Congelar salário no serviço público é o menor dos sacrifícios na crise

Enquanto as filas pelo auxílio emergencial se engrossam e trabalhadores do setor privado têm jornadas e salários reduzidos, proposta de Paulo Guedes  de não reajustar salários é bem mais branda

Publicado em 29/04/2020 às 06h00
Paulo Guedes e Jair Bolsonaro
Paulo Guedes e Jair Bolsonaro. Crédito: Marcos Corrêa/Fotos Públicas

Com a economia paralisada em muitos setores, o avanço do desemprego tornou-se inevitável. Pior do que isso, impossibilitou o próprio trabalho, no caso do exército de pessoas que sobrevive na informalidade. O pesadelo dos últimos cinco anos ficou ainda mais assustador com a pandemia e o impreterível distanciamento social, e todos os dias é possível testemunhar pelo noticiário as intermináveis filas nas quais se encontram aqueles que dependem do auxílio emergencial do governo para atravessar a crise. Estima-se que até 75 milhões de brasileiros devem fazer uso desses R$ 600, o que expõe a massa mais afetada pelas medidas drásticas que se impõem no Brasil e no mundo.
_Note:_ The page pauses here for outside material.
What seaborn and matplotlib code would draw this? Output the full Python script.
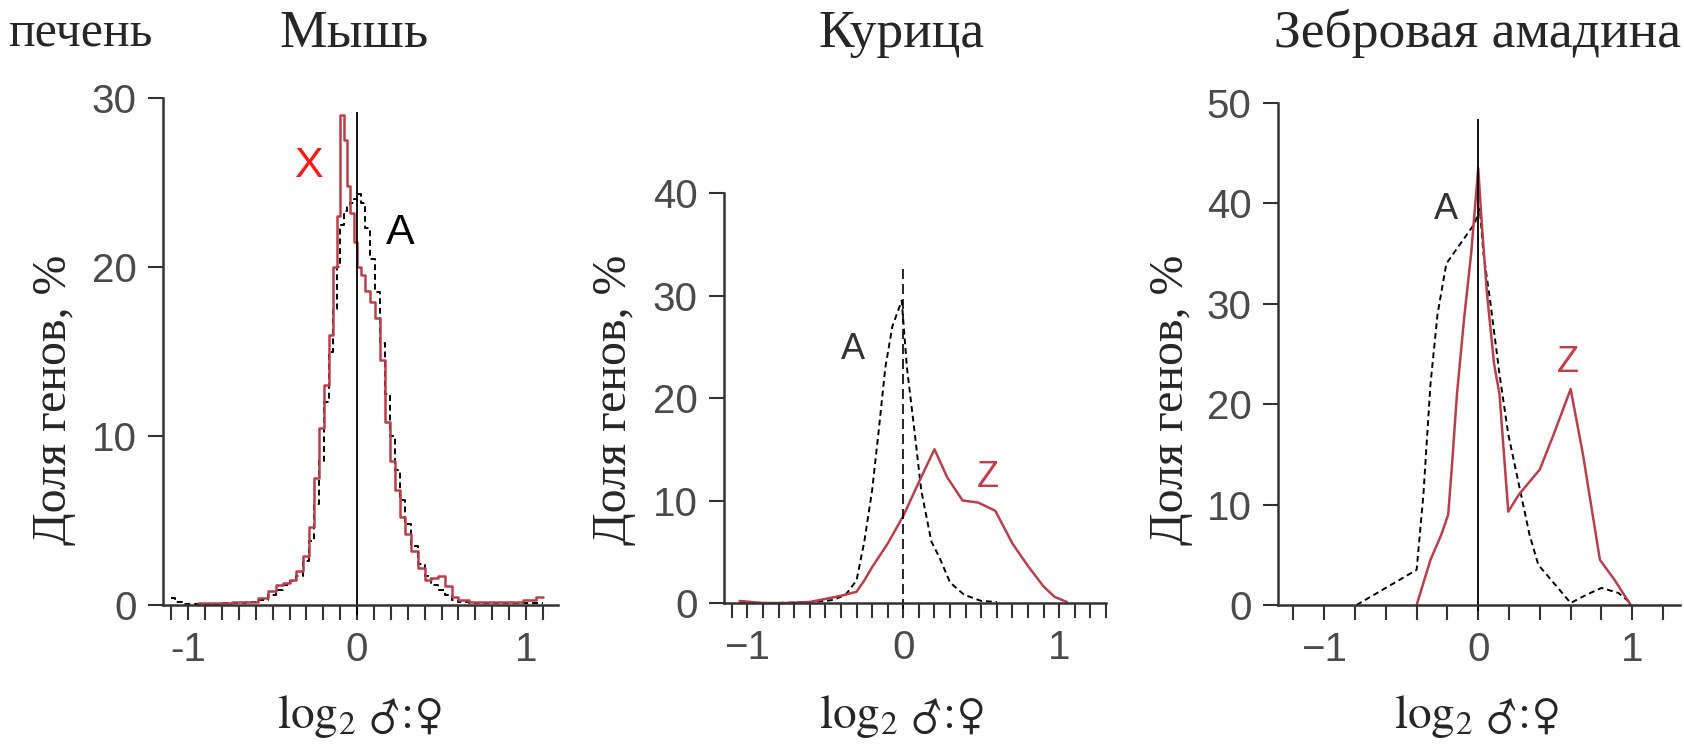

Quem está conseguindo manter o emprego, está tendo que se readequar à nova realidade. São cerca de 24,5 milhões de trabalhadores com carteira assinada no país que devem sofrer impactos da suspensão de contratos ou da redução de salários e jornadas amparadas pela MP 936. Na iniciativa privada, também o meio empresarial passa por suplício, tanto pela interrupção das atividades quanto pela queda abrupta de receitas.  Não há quem esteja tranquilo diante dos impactos da reviravolta socioeconômica provocada pelo novo coronavírus.

Mas, quando se observa o serviço público, a paisagem é outra, bem mais agradável. Obviamente, um caso que não se refere àqueles que estão na ponta do atendimento à sociedade, em destaque neste momento a maioria dos profissionais de saúde, sem salários altos ou benesses. O foco é a elite do funcionalismo, com seus proventos exorbitantes e os privilégios que se acumulam. São intocáveis. A pandemia tem mostrado que nem mesmo uma crise sanitária sem precedentes e com impactos econômicos tão graves é capaz de balançar a blindagem histórica das categorias que se encontram  no topo.

A reforma da Previdência, no ano passado, arrastou-se em grande parte pela força de grupos de pressão, intransigentes quanto ao compartilhamento dos sacrifícios para conter o rombo. Depois, a reforma administrativa, primeiramente anunciada para dezembro, não conseguiu sair do lugar pelos mesmos motivos.  Com os registros dos primeiros casos de Covid-19 no país, outras urgências ganharam corpo, mas mexer com as prerrogativas do serviço público continua sendo o maior tabu da República.

Tanto que ficou registrado nesta segunda-feira (28) o quanto o tema aterroriza quem está no poder. O presidente Jair Bolsonaro, na coletiva em que o ministro Paulo Guedes pediu que "o funcionalismo público mostre que está com o Brasil", não conseguiu disfarçar o incômodo quando, de uma forma direta, o chefe da pasta da Economia pediu aos servidores que não se mobilizem por reajustes neste momento tão crítico. Não falou em corte de salário, tampouco em fim de estabilidade. Congelamento de salário, hoje, é o menor dos sacrifícios. O constrangimento do presidente diante da fala, com as cutucadas que não conseguiram ser discretas, mostra como é difícil a adesão do setor público, ironicamente, a tudo que é de interesse público. Até mesmo diante da catástrofe.